Andrea Burgay is a visual artist from Syracuse, NY, who currently lives and works in Brooklyn, NY. Her work blends collage, sculpture and found material, she presents a physical manifestation of the passage of time, destruction and decay, with a sense of potential renewal. Her work was recently included in the exhibition “Putting it Together 2023” which was held between April 15 – May 14, 2023, at The Lockwood Gallery in Kingston, NY. Although she already exhibited its part 1 in 2022, this time she says includes selections from her Fictions, Ruins and Reliquary series.
Her works are pieces of destruction and decay coming together to form art, taking inspiration from the cycles of destruction and renewal that mark the passage of time. The exhibited art focuses on worthlessness and potential, finding meaning in materials that have been discarded. The three bodies of work in this exhibition address the experiences of the passage of time and loss through multiple approaches—remembrance, memorialization, and transformation. The works are also inspired by the materials used within each work and what they suggest throughout the process.

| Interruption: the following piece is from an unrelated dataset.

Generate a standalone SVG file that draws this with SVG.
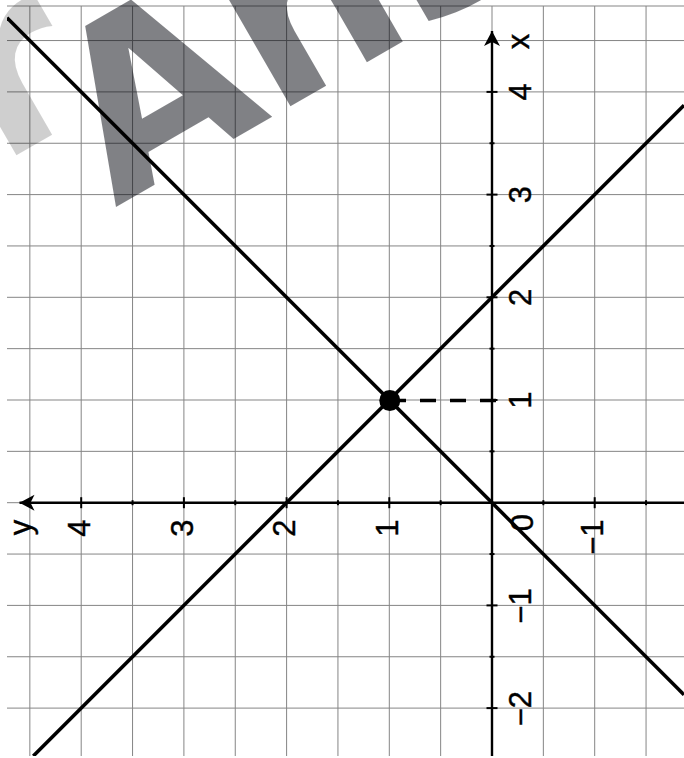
<svg xmlns="http://www.w3.org/2000/svg" width="684" height="758" viewBox="0 0 684 758">
  <style>
    .grid line { stroke: #858585; stroke-width: 1; }
    .axis { stroke: #000; stroke-width: 2.4; fill: none; }
    .tick { stroke: #000; stroke-width: 2; }
    .graph { stroke: #000; stroke-width: 3.6; fill: none; }
    .lbl { font-family: "Liberation Sans", Arial, sans-serif; font-size: 31px; fill: #000; stroke: #000; stroke-width: 0.4; text-anchor: middle; }
    .wm { font-family: "DejaVu Sans", sans-serif; font-weight: bold; font-size: 236px; }
  </style>
  <defs>
    <marker id="arr" markerWidth="16" markerHeight="18" refX="15" refY="8" orient="auto" markerUnits="userSpaceOnUse">
      <path d="M0,0 L15,8 L0,16 L4,8 Z" fill="#000"/>
    </marker>
    <clipPath id="area"><rect x="7" y="6" width="677" height="750"/></clipPath>
  </defs>
  <rect width="684" height="758" fill="#fff"/>

  <g id="grid" class="grid">
    <line x1="7" y1="6" x2="684" y2="6"/>
    <line x1="7" y1="40.55" x2="684" y2="40.55"/>
    <line x1="7" y1="91.9" x2="684" y2="91.9"/>
    <line x1="7" y1="143.25" x2="684" y2="143.25"/>
    <line x1="7" y1="194.6" x2="684" y2="194.6"/>
    <line x1="7" y1="245.95" x2="684" y2="245.95"/>
    <line x1="7" y1="297.3" x2="684" y2="297.3"/>
    <line x1="7" y1="348.65" x2="684" y2="348.65"/>
    <line x1="7" y1="400" x2="684" y2="400"/>
    <line x1="7" y1="451.35" x2="684" y2="451.35"/>
    <line x1="7" y1="502.7" x2="684" y2="502.7"/>
    <line x1="7" y1="554.05" x2="684" y2="554.05"/>
    <line x1="7" y1="605.4" x2="684" y2="605.4"/>
    <line x1="7" y1="656.75" x2="684" y2="656.75"/>
    <line x1="7" y1="708.1" x2="684" y2="708.1"/>
    <line x1="29.85" y1="6" x2="29.85" y2="756"/>
    <line x1="81.2" y1="6" x2="81.2" y2="756"/>
    <line x1="132.55" y1="6" x2="132.55" y2="756"/>
    <line x1="183.9" y1="6" x2="183.9" y2="756"/>
    <line x1="235.25" y1="6" x2="235.25" y2="756"/>
    <line x1="286.6" y1="6" x2="286.6" y2="756"/>
    <line x1="337.95" y1="6" x2="337.95" y2="756"/>
    <line x1="389.3" y1="6" x2="389.3" y2="756"/>
    <line x1="440.65" y1="6" x2="440.65" y2="756"/>
    <line x1="492" y1="6" x2="492" y2="756"/>
    <line x1="543.35" y1="6" x2="543.35" y2="756"/>
    <line x1="594.7" y1="6" x2="594.7" y2="756"/>
    <line x1="646.05" y1="6" x2="646.05" y2="756"/>
  </g>

  <g id="watermark">
    <text class="wm" fill="#000" fill-opacity="0.19" text-anchor="end" transform="translate(100,107) rotate(-30)">zur</text>
    <text class="wm" fill="#02040c" fill-opacity="0.5" transform="translate(115,207.5) rotate(-30)">Ansicht</text>
  </g>

  <g id="axes">
    <line id="x-axis" class="axis" x1="492" y1="756" x2="492" y2="31" marker-end="url(#arr)"/>
    <line id="y-axis" class="axis" x1="684" y1="502.7" x2="19.5" y2="502.7" marker-end="url(#arr)"/>
    <g id="x-ticks" class="tick">
      <line x1="486.5" y1="91.9" x2="497.5" y2="91.9"/>
      <line x1="489.5" y1="143.25" x2="494.5" y2="143.25"/>
      <line x1="486.5" y1="194.6" x2="497.5" y2="194.6"/>
      <line x1="489.5" y1="245.95" x2="494.5" y2="245.95"/>
      <line x1="486.5" y1="297.3" x2="497.5" y2="297.3"/>
      <line x1="489.5" y1="348.65" x2="494.5" y2="348.65"/>
      <line x1="486.5" y1="400" x2="497.5" y2="400"/>
      <line x1="489.5" y1="451.35" x2="494.5" y2="451.35"/>
      <line x1="489.5" y1="554.05" x2="494.5" y2="554.05"/>
      <line x1="486.5" y1="605.4" x2="497.5" y2="605.4"/>
      <line x1="489.5" y1="656.75" x2="494.5" y2="656.75"/>
      <line x1="486.5" y1="708.1" x2="497.5" y2="708.1"/>
    </g>
    <g id="y-ticks" class="tick">
      <line x1="81.2" y1="497.2" x2="81.2" y2="508.2"/>
      <line x1="132.55" y1="500.2" x2="132.55" y2="505.2"/>
      <line x1="183.9" y1="497.2" x2="183.9" y2="508.2"/>
      <line x1="235.25" y1="500.2" x2="235.25" y2="505.2"/>
      <line x1="286.6" y1="497.2" x2="286.6" y2="508.2"/>
      <line x1="337.95" y1="500.2" x2="337.95" y2="505.2"/>
      <line x1="389.3" y1="497.2" x2="389.3" y2="508.2"/>
      <line x1="440.65" y1="500.2" x2="440.65" y2="505.2"/>
      <line x1="543.35" y1="500.2" x2="543.35" y2="505.2"/>
      <line x1="594.7" y1="497.2" x2="594.7" y2="508.2"/>
      <line x1="646.05" y1="500.2" x2="646.05" y2="505.2"/>
    </g>
  </g>

  <g id="connectors" clip-path="url(#area)">
    <line id="line-y-eq-x" class="graph" x1="7" y1="17.7" x2="684" y2="694.7"/>
    <line id="line-x-plus-y-eq-2" class="graph" x1="33.3" y1="756" x2="684" y2="105.3"/>
    <line id="dash-to-axis" x1="390" y1="400.5" x2="497" y2="400.5" stroke="#000" stroke-width="3.3" stroke-dasharray="16 14"/>
  </g>

  <g id="intersection-point">
    <circle cx="389.8" cy="400.5" r="10.5" fill="#000"/>
  </g>

  <g id="labels">
    <text class="lbl" transform="translate(529.3,41.5) rotate(-90)">x</text>
    <text class="lbl" transform="translate(530.6,91.9) rotate(-90)">4</text>
    <text class="lbl" transform="translate(530.6,194.6) rotate(-90)">3</text>
    <text class="lbl" transform="translate(530.6,297.3) rotate(-90)">2</text>
    <text class="lbl" transform="translate(530.6,400) rotate(-90)">1</text>
    <text class="lbl" transform="translate(530.6,606) rotate(-90)">−1</text>
    <text class="lbl" transform="translate(530.6,708.6) rotate(-90)">−2</text>
    <text class="lbl" transform="translate(31,527.5) rotate(-90)">y</text>
    <text class="lbl" transform="translate(89.8,528) rotate(-90)">4</text>
    <text class="lbl" transform="translate(192.5,528) rotate(-90)">3</text>
    <text class="lbl" transform="translate(295.2,528) rotate(-90)">2</text>
    <text class="lbl" transform="translate(397.9,528) rotate(-90)">1</text>
    <text class="lbl" transform="translate(532.9,522.5) rotate(-90)">0</text>
    <text class="lbl" style="text-anchor:end" transform="translate(603.4,519.4) rotate(-90)">−1</text>
  </g>
</svg>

The pieces from her Fictions series: sculptural collages on deconstructed books, are colourful, densely layered objects that bear the markings of their visceral transformations. Some books explode with colours, others are eaten away, ravaged by time as if these objects have taken on lives of their own, neglected and ignored stories pouring out of them and mixing.

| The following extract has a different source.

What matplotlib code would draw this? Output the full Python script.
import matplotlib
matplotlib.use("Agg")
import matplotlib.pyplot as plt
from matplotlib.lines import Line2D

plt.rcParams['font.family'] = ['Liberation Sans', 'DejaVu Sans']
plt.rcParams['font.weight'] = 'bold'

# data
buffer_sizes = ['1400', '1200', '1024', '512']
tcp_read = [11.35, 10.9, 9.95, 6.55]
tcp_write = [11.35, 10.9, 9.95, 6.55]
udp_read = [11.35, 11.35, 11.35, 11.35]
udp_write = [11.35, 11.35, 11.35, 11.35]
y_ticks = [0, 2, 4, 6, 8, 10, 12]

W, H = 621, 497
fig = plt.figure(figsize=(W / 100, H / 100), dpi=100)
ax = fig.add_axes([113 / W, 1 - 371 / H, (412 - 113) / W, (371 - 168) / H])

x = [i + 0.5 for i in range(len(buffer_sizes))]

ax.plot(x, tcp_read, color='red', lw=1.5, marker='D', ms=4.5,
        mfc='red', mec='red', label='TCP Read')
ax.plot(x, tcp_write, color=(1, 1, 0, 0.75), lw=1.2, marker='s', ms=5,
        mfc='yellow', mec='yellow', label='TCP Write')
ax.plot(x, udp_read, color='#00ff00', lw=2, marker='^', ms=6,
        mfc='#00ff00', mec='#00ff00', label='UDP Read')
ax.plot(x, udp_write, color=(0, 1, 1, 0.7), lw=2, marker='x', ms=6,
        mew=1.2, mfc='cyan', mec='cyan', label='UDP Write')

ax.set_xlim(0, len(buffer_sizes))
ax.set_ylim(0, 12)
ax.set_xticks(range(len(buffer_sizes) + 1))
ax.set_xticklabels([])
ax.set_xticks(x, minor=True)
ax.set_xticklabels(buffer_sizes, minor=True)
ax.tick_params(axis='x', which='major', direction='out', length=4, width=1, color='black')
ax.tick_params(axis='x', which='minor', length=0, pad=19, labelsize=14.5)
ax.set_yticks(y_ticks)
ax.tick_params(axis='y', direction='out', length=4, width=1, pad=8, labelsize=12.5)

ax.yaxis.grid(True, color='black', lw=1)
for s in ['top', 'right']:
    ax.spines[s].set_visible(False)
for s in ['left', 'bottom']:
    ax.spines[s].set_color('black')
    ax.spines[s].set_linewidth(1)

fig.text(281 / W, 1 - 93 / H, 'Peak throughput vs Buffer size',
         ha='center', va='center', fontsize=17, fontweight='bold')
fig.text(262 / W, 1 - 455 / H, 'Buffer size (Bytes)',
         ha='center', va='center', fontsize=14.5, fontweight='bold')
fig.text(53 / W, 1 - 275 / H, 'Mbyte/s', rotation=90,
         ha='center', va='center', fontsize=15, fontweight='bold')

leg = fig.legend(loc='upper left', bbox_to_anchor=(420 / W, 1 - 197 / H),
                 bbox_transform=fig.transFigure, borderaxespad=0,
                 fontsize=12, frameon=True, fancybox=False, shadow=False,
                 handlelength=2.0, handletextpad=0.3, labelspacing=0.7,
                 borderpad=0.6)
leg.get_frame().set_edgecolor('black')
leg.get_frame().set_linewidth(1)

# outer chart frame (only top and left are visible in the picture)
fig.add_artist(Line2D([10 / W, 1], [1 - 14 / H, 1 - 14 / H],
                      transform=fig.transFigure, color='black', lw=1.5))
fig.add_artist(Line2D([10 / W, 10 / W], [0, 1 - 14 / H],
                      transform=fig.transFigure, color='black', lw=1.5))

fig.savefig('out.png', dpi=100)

In her own words, she describes her Ruins series, the largest piece in the exhibition, as “These works are large-scale collages that use broken-down pieces of posters, illustrations, magazine and book pages to create forms, textures and values. I think of these as collage drawings in the sense that they are abstract explorations that capture emotional or psychological experiences. The compositions evoke forms and energies moving—things coming together and falling apart at the same time.”
The Reliquaries are however sculptural collages made of piles and accumulations of paper ephemera—letters, postcards, calendars and magazine pages making them look unique and unworldly. Each is a portrait of a person she says that has either had a close personal relationship with her or has deeply inspired her from afar. “These memorials are made to honour the memory of those who have passed on, either from my life or from this life. Embedded within each Reliquary are objects or mementoes related to the person portrayed—relics of the relationship or symbols of their life.” Andrea describes.

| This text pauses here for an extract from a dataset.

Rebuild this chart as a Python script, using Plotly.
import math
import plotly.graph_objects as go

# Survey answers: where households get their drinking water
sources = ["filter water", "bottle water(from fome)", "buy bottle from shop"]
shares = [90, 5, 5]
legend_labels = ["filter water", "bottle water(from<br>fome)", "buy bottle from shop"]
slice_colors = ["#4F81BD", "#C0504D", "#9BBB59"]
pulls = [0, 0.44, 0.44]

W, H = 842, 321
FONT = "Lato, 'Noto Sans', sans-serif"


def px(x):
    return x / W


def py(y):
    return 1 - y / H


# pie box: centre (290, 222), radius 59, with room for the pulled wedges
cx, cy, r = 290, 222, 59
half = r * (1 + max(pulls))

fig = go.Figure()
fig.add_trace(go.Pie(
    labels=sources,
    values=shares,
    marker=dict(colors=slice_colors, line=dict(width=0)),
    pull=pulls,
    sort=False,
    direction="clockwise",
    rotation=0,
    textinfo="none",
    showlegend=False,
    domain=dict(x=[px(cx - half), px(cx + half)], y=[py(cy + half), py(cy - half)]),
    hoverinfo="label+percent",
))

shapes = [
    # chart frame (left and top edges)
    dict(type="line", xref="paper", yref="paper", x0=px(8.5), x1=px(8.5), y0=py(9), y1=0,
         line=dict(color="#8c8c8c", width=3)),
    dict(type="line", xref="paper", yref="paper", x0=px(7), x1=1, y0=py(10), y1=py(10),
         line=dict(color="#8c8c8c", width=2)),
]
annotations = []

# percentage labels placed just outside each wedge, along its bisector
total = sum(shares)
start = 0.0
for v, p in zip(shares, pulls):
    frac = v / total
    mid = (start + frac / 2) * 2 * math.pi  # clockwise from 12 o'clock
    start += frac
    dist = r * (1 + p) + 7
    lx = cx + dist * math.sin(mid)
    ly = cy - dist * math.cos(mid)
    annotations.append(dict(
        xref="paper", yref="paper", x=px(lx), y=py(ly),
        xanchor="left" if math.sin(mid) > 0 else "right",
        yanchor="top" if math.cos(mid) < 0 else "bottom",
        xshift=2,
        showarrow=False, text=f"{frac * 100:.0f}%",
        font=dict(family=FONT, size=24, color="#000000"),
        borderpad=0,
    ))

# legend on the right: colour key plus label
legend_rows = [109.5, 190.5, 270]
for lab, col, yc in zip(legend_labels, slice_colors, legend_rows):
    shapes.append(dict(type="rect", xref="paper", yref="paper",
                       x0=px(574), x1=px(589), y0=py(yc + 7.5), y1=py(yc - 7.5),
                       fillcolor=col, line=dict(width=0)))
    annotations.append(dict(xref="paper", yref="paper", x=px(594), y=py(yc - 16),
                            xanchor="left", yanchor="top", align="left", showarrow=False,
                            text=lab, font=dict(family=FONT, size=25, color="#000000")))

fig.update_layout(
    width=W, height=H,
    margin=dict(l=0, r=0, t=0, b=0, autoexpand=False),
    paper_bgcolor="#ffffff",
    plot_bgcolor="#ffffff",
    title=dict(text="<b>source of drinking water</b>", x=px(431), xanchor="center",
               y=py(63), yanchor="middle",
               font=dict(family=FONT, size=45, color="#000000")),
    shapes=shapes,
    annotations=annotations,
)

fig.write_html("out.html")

Several of the works in this exhibition have a muted palette of faded and discoloured paper. In these, colours have been worn or sanded away to evoke weathering and decay. In others, brighter colours persevere and are preserved from the original materials used.
Much of the material the artist said is found at thrift stores or used book sales. These papers and objects connect to previous moments in time, past owners and histories. Selection choices may be based on a colour or texture that resonates, a title or phrase that attracts the eye, or the quality of wear that shows what the object once meant to an owner—a book taped back together or worn by rereading.
Other materials that she used are from her personal collection. These objects have meaning based on her experiences or memories. There is a combination of preservation and transformation that gives a new life to an object or material as a way to bring the past, and the unwanted and overlooked, into the present in a new form—a sort of revival or resurrection.
Among the pieces, the Stars is a piece that stands out from the Reliquary series probably because this piece is a homage to a friendship that was once very important to the artist. She says, “I had a difficult time letting go of this friendship, and when it was over, I had years of letters and postcards that I didn’t know what to do with. They held so much meaning and described the formative years of my life. It seemed a shame to get rid of them, though keeping them also seemed to be a form of holding on to the past.”
The story of this piece, like the others in this series, is deeply personal and is a way to build a complex object and engage with a process that has meaning even though the viewer is deprived of the art’s backstory. The work itself conveys the larger ideas—letting go of the past while acknowledging its relevance and impact on the present.
Andrea’s art is a form of storytelling, describing the events of the past and touching the nostalgic cord yet it comes across as a hope for a bright future connecting them more deeply to the emotional experiences of their own lives.